The sneaky way restaurants may be quietly increasing your tip
Detroit City Limits 2 hours ago 0
Restaurants have traditionally depended on common social norms to shape how customers leave tips. However, the growing use of digital payment systems that automatically suggest gratuity amounts has sparked a new discussion: should tips be based on the bill before taxes or after taxes are added?
The issue recently gained attention after complaints surfaced about a Dave & Buster’s location where suggested tip amounts were reportedly calculated using the total bill after taxes. Fox News Digital contacted the Texas-based entertainment and restaurant chain for a response.
Although the incident triggered criticism online, restaurant owners and etiquette professionals say the broader question applies across the entire industry.
Several restaurant operators argue that tips should be calculated from the bill’s subtotal rather than the final amount that includes taxes.
Vicki Parmelee, who owns Jumby Bay Island Grill in Jupiter, Florida, said calculating gratuity after taxes amounts to charging customers twice.
Derek Simms, a restaurateur who runs several establishments in Frisco, Texas, agrees that tipping should be tied to the subtotal.
Simms said that when gratuities are added after taxes, customers often notice their bills are higher than expected.
He said more diners are beginning to question the totals they see, realizing something about the calculation does not seem right.
According to Simms, situations like this can damage a restaurant’s reputation. If customers feel misled about their bill, they are less likely to return.
He emphasized that repeat customers are essential to the survival of any restaurant.
The situation has also revived the wider conversation about tipping culture itself.
Lisa Burdette, founder and owner of the Dallas School of Etiquette in Texas, said tipping should be viewed as a voluntary gesture of appreciation.
While good etiquette encourages tipping, she explained, it is ultimately a personal choice rather than a requirement.
Burdette said the amount should reflect the quality of the service, including the server’s effort, attitude and attentiveness.
She suggests leaving between 15% and 20% of the pre-tax total for good service, and between 25% and 30% when the service is exceptional.

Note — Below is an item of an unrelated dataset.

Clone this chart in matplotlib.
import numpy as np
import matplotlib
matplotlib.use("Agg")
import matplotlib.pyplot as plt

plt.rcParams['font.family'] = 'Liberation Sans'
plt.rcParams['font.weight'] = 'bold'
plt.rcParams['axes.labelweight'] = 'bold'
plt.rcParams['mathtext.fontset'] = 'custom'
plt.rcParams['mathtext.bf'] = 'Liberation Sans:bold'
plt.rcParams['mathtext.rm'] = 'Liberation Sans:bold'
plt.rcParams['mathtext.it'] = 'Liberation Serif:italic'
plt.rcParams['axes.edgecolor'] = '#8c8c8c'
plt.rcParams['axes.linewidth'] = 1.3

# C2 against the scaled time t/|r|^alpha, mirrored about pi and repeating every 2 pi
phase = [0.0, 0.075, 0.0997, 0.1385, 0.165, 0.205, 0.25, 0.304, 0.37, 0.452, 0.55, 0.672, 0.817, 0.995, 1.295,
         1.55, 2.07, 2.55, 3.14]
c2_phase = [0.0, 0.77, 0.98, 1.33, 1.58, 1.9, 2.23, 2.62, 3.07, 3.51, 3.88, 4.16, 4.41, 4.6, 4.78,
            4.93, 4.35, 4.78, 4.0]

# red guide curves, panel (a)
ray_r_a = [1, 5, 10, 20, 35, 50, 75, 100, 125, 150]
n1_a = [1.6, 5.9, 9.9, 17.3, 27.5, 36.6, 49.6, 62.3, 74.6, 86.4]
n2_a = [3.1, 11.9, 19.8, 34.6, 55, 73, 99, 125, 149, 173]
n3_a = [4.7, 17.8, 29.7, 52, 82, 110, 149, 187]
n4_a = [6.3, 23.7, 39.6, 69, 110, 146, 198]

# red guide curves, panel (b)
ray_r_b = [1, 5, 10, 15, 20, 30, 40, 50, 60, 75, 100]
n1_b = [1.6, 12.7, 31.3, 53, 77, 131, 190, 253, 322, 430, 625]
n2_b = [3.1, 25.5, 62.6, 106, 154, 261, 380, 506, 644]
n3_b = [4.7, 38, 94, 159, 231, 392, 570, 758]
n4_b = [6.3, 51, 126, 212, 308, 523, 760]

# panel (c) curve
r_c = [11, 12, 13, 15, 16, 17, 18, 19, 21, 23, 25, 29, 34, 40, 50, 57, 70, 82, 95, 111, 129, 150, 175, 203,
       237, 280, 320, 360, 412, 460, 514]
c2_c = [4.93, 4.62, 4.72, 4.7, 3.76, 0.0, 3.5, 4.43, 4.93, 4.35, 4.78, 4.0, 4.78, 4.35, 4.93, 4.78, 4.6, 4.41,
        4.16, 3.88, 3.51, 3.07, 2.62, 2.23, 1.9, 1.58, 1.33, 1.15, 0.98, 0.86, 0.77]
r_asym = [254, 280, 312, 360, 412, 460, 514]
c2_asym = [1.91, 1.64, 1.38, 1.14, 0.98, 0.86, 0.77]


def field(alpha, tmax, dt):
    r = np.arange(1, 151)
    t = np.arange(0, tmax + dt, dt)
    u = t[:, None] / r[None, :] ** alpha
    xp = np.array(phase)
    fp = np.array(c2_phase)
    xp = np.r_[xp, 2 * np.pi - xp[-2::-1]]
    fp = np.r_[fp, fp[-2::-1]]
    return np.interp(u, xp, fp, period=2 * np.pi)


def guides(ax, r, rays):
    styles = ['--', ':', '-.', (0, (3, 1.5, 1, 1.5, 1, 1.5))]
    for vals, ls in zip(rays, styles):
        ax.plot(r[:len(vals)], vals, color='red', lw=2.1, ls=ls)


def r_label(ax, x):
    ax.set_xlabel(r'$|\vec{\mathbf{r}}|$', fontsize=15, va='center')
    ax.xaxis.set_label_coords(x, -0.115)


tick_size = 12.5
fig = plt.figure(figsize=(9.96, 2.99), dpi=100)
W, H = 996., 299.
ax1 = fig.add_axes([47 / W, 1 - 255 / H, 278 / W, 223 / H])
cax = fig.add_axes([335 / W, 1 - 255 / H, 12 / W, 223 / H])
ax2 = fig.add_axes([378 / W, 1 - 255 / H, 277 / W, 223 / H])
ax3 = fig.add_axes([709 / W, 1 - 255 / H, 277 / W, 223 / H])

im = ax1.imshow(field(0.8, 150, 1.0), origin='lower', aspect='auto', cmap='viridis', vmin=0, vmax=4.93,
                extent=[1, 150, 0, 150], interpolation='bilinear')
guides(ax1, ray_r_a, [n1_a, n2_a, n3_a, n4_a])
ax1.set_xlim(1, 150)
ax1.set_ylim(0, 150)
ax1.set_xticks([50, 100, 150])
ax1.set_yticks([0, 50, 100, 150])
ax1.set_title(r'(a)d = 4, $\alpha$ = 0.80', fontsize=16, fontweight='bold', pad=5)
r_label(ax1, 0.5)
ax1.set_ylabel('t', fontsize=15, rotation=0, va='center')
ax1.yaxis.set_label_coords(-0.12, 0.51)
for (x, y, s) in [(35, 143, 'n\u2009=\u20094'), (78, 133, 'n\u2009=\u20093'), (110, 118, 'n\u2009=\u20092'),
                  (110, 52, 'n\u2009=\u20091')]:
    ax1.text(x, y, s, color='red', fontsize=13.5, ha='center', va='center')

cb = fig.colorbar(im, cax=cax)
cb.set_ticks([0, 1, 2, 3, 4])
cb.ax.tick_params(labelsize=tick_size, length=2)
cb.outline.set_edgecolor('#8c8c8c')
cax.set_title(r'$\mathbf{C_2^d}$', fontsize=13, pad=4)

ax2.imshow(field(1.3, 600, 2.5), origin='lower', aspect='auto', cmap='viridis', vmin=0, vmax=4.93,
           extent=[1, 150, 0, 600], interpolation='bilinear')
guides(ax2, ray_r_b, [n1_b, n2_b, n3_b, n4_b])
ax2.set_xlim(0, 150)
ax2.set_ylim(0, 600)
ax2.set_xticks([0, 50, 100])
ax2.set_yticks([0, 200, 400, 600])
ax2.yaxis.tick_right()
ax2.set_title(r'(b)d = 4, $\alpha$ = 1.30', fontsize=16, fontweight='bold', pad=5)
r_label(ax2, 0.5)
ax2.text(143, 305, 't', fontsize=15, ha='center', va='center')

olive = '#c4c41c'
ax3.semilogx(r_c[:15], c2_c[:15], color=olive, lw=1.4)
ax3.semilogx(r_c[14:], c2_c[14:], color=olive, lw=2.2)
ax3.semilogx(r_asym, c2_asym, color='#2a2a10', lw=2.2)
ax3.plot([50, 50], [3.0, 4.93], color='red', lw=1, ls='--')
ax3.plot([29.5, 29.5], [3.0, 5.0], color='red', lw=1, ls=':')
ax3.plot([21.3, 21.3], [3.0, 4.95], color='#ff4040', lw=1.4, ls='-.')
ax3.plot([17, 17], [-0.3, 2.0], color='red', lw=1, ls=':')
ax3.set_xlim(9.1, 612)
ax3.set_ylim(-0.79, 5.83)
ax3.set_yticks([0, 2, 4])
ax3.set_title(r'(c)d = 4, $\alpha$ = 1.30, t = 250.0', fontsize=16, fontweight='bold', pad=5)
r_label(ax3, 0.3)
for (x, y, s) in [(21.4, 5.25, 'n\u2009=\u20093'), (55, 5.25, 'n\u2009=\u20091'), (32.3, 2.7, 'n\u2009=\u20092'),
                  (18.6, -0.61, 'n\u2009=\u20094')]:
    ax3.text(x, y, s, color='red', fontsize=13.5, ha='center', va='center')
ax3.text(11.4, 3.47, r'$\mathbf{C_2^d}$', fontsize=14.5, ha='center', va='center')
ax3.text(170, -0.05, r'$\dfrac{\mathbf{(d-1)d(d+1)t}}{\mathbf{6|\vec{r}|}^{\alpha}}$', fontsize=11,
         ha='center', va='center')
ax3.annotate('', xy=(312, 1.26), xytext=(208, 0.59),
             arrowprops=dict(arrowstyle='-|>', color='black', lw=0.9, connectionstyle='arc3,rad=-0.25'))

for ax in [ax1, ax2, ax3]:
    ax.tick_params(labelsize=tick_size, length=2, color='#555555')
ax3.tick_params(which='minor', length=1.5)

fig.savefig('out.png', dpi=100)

Gratuities, she noted, should be considered a bonus for strong service rather than an automatic entitlement.
Modern point-of-sale systems have complicated the issue. Many payment platforms now display recommended tip percentages, which are sometimes higher than what used to be standard. Customers may not always realize how those suggestions are calculated.

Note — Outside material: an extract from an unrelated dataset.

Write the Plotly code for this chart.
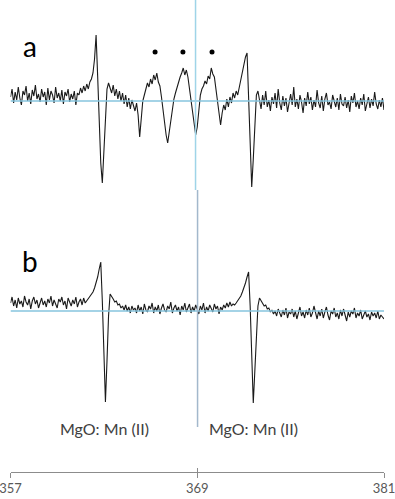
import numpy as np
import plotly.graph_objects as go

# Magnetic field axis (mT), 0.1 mT sampling
field_start, field_end, field_step = 357.0, 381.0, 0.1
field = np.round(np.arange(field_start, field_end + field_step / 2, field_step), 2)

# EPR signal, spectrum a (arbitrary units, baseline 0)
signal_a = [
    4, 12, -2, 9, 1, 14, 3, -4, 10, 6,
    15, 0, 8, -3, 11, 5, 16, 2, 7, -1,
    12, 4, 9, -4, 13, 1, 10, 6, -2, 14,
    3, 8, 0, 11, -3, 9, 5, 12, -1, 7,
    2, 10, -4, 8, 6, 13, 8, 15, 10, 17,
    12, 19, 22, 28, 42, 66, 25, -25, -62, -82,
    -45, -8, 12, 18, 14, 8, 16, 5, 12, 2,
    10, 0, 8, -3, 6, -6, 3, -8, 1, -5,
    -10, -2, -14, -36, -18, 0, 6, 12, 18, 14,
    22, 17, 26, 21, 28, 19, 15, 4, -10, -22,
    -34, -42, -30, -18, -6, 2, 8, 14, 19, 24,
    28, 33, 26, 31, 24, 12, 2, -10, -20, -34,
    -26, -6, 6, 12, 15, 20, 17, 25, 22, 33,
    27, 24, 12, 0, -10, -24, -12, -4, -9, 2,
    -6, 4, -2, 8, 3, 10, 6, 14, 20, 28,
    38, 44, 48, 8, -50, -86, -58, -16, 6, 10,
    2, -8, 6, -4, 10, -6, 1, -10, 4, -3,
    8, -7, 12, -2, -9, 5, -5, 3, -11, 0,
    7, -4, 14, -6, 2, -8, 6, -1, -12, 3,
    -5, 9, -3, 4, -9, 1, -6, 11, -2, -7,
    5, -10, 2, 8, -4, -1, -8, 6, 0, -6,
    3, -9, 7, -3, -5, 4, -7, 1, -11, 5,
    -2, 8, -6, 0, -8, 3, -4, 7, -10, -1,
    4, -7, 2, -5, 9, -3, -8, 1, -6, 3,
    -9,
]

# EPR signal, spectrum b (arbitrary units, baseline 0)
signal_b = [
    8, 14, 5, 11, 3, 13, 7, 10, 4, 15,
    9, 6, 12, 2, 10, 14, 7, 11, 3, 9,
    13, 6, 10, 4, 12, 8, 15, 5, 11, 7,
    3, 12, 9, 14, 6, 10, 2, 13, 8, 5,
    11, 7, 14, 4, 9, 12, 6, 13, 8, 10,
    12, 14, 16, 19, 23, 28, 34, 42, 49, 10,
    -50, -91, -50, -5, 17, 15, 12, 9, 10, 6,
    7, 3, 5, 1, 6, 0, 4, -2, 5, 1,
    3, -2, 6, 0, 4, -3, 7, 1, -1, 5,
    2, 8, -2, 4, 0, 6, -3, 3, 7, 1,
    -1, 5, 2, 9, -2, 3, 6, 0, 4, -4,
    5, 1, 8, -1, 3, 7, -2, 4, 0, 6,
    2, -3, 5, 1, 8, -2, 4, 0, 6, 3,
    -1, 7, 2, 5, -3, 4, 1, 6, 3, 8,
    4, 9, 5, 7, 6, 8, 10, 12, 15, 19,
    23, 28, 34, 39, 5, -50, -92, -60, -25, 5,
    13, 10, 8, 5, 6, 2, 3, -1, 1, -3,
    0, -5, 2, -2, -6, 1, -4, 3, -7, -1,
    -3, 2, -6, 0, -8, -2, 4, -5, -1, -7,
    1, -4, 3, -6, -2, 5, -3, -8, 0, -5,
    2, -7, -1, 4, -4, -9, 0, -3, 3, -6,
    -2, -8, 1, -5, 2, -4, -10, -1, -6, 0,
    -3, 3, -7, -2, -5, 1, -8, -4, 0, -6,
    -3, -9, -1, -5, -2, -7, 0, -8, -4, -6,
    -8,
]

# Marker dots above the extra lines in spectrum a
dot_field = [366.29, 368.08, 369.95]
dot_level = [49, 49, 49]

# Axis ticks
tick_vals = [357, 369, 381]
tick_text = ["357", "369", "381"]

# Reference field lines (mT)
ref_line_top = 368.89
ref_line_bottom = 369.02
label_text = "MgO: Mn (II)"

W, H = 395, 499
FONT = "Lato, 'Open Sans', sans-serif"
trace_color = "#1a1a1a"
base_color = "#86c4de"

fig = go.Figure()

# baselines
fig.add_trace(go.Scatter(x=[field_start, field_end], y=[0, 0], mode="lines",
                         line=dict(color=base_color, width=1.3),
                         xaxis="x2", yaxis="y", hoverinfo="skip", showlegend=False))
fig.add_trace(go.Scatter(x=[field_start, field_end], y=[0, 0], mode="lines",
                         line=dict(color=base_color, width=1.3),
                         xaxis="x2", yaxis="y2", hoverinfo="skip", showlegend=False))

# spectra
fig.add_trace(go.Scatter(x=field, y=signal_a, mode="lines",
                         line=dict(color=trace_color, width=1.1),
                         xaxis="x", yaxis="y", showlegend=False))
fig.add_trace(go.Scatter(x=field, y=signal_b, mode="lines",
                         line=dict(color=trace_color, width=1.1),
                         xaxis="x", yaxis="y2", showlegend=False))

# dots
fig.add_trace(go.Scatter(x=dot_field, y=dot_level, mode="markers",
                         marker=dict(color="black", size=5),
                         xaxis="x", yaxis="y", showlegend=False))

axis_pos = 27.5 / H
x_dom = [10.5 / W, 384.0 / W]


def label(text, px, py, size, color):
    return dict(text=text, xref="paper", yref="paper", x=px / W, y=1 - py / H,
                xanchor="center", yanchor="middle", showarrow=False,
                font=dict(size=size, color=color, family=FONT))


fig.update_layout(
    width=W, height=H,
    margin=dict(l=0, r=0, t=0, b=0, autoexpand=False),
    paper_bgcolor="white", plot_bgcolor="white",
    font=dict(family=FONT),
    xaxis=dict(domain=x_dom, range=[field_start, field_end], anchor="free",
               position=axis_pos, showline=True, linecolor="#8c8c8c", linewidth=1,
               ticks="outside", ticklen=5, tickcolor="#8c8c8c", tickwidth=1,
               tickvals=tick_vals, ticktext=tick_text, ticklabeloverflow="allow",
               tickfont=dict(size=13, color="#595959", family=FONT),
               automargin=False, showgrid=False, zeroline=False),
    xaxis2=dict(overlaying="x", range=[field_start, field_end], anchor="free",
                position=axis_pos, showline=False,
                ticks="inside", ticklen=4, tickcolor="#8c8c8c", tickwidth=1,
                tickvals=tick_vals, showticklabels=False, automargin=False,
                showgrid=False, zeroline=False),
    yaxis=dict(domain=[0.5, 1.0], range=[-148.5, 101], visible=False,
               anchor="x", automargin=False, showgrid=False, zeroline=False),
    yaxis2=dict(domain=[0.0, 0.5], range=[-188, 61.5], visible=False,
                anchor="x", automargin=False, showgrid=False, zeroline=False),
    shapes=[
        dict(type="line", xref="x", yref="paper", x0=ref_line_top, x1=ref_line_top,
             y0=1 - 190 / H, y1=1.0, line=dict(color="#9fd4e8", width=1.5)),
        dict(type="line", xref="x", yref="paper", x0=ref_line_bottom, x1=ref_line_bottom,
             y0=1 - 427 / H, y1=1 - 190 / H, line=dict(color="#a3b8cc", width=1.5)),
    ],
    annotations=[
        label("a", 30, 46, 28, "black"),
        label("b", 30, 261, 28, "black"),
        label(label_text, 104, 428, 16, "#404040"),
        label(label_text, 253.5, 428, 16, "#404040"),
    ],
)

fig.write_html("out.html", config={"displayModeBar": False},
               post_script="document.body.style.margin='0';document.body.style.overflow='hidden';")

Parmelee said tipping expectations have steadily increased over time. In the past, an 18% tip was widely considered generous, but she now sees most diners leaving at least 20%.
To avoid confusion, some restaurants have decided not to display suggested gratuities on receipts at all.

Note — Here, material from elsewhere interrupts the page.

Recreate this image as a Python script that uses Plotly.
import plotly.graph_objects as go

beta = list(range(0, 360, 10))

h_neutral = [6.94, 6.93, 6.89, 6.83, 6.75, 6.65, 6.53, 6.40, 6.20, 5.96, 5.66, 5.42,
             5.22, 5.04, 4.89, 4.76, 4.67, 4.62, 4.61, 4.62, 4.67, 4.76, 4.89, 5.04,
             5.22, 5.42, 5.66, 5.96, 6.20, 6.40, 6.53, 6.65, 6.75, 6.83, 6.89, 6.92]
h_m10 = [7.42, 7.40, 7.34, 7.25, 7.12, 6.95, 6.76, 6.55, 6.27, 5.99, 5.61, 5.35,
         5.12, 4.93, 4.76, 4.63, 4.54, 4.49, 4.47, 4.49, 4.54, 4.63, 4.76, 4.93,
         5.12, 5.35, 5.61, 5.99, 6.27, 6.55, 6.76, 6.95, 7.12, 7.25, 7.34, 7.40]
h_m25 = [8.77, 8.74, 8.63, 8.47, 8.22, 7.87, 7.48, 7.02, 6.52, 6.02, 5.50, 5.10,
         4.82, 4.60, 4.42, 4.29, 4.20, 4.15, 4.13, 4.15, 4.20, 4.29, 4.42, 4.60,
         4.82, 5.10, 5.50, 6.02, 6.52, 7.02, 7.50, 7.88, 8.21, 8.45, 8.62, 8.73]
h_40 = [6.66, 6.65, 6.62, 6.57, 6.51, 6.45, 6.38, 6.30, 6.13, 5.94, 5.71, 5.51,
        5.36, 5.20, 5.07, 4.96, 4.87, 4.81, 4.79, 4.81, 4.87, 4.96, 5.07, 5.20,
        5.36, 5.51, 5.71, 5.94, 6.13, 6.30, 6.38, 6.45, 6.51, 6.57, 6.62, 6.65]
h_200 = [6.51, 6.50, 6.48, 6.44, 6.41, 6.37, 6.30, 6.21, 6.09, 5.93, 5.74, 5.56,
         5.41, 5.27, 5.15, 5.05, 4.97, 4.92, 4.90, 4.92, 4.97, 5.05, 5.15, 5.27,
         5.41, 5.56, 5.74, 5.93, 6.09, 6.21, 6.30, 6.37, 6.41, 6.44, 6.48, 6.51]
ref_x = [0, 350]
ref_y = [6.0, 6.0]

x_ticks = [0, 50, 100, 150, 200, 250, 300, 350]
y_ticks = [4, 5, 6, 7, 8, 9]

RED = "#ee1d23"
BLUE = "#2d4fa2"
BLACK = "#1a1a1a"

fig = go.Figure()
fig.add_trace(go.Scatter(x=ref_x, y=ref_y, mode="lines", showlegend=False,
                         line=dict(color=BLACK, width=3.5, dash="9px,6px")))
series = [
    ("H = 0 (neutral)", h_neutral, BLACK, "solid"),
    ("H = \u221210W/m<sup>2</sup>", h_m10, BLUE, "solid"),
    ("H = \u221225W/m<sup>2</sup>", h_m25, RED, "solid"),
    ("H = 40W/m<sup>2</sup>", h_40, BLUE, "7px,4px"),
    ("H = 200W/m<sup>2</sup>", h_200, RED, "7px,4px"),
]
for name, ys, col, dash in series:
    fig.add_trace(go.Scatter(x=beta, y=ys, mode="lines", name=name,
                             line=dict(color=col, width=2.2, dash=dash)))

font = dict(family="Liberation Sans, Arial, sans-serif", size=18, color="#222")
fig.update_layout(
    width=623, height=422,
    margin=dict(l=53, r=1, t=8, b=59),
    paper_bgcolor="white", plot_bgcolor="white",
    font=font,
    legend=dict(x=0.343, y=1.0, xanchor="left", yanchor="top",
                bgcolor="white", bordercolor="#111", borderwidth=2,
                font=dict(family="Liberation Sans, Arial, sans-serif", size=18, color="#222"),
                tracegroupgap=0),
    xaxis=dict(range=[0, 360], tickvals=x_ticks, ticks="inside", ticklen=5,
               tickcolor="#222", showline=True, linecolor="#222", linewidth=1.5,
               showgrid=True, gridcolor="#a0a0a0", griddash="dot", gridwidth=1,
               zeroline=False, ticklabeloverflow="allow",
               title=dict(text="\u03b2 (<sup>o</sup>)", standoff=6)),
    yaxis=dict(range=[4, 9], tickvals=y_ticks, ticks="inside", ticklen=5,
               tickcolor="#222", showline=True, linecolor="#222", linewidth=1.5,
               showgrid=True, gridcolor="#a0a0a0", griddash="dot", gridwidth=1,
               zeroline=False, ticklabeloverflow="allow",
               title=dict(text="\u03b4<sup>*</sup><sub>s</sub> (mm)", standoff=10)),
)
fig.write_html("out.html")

Parmelee said her restaurant removed those recommendations because she believes tipping should always be earned rather than assumed.
Simms also believes customers should feel comfortable adjusting the amount they leave depending on their experience.
If service is only average, he said, diners should not feel pressured to tip the same amount they would for outstanding service. Leaving a smaller tip — or even none at all — remains the customer’s choice.

Restaurant owners also control how their payment systems calculate suggested tips. Parmelee said it is simple for operators to change the settings so percentages are based on the subtotal rather than the total after tax.
She added that many diners rely too heavily on whatever numbers appear on the payment screen instead of checking the math themselves.
Using a quick calculation in one’s head or on a phone can help customers confirm what they are actually paying.
Burdette said paying close attention to receipts is especially important as digital payment systems continue to evolve.
She advised diners to watch for preset tip amounts and to check the receipt carefully to avoid accidentally adding a second tip.
As tipping practices continue to change with new technology, restaurant owners and etiquette experts say transparency remains critical. The way gratuities are calculated can affect not only the final bill but also the level of trust customers have in the businesses they support.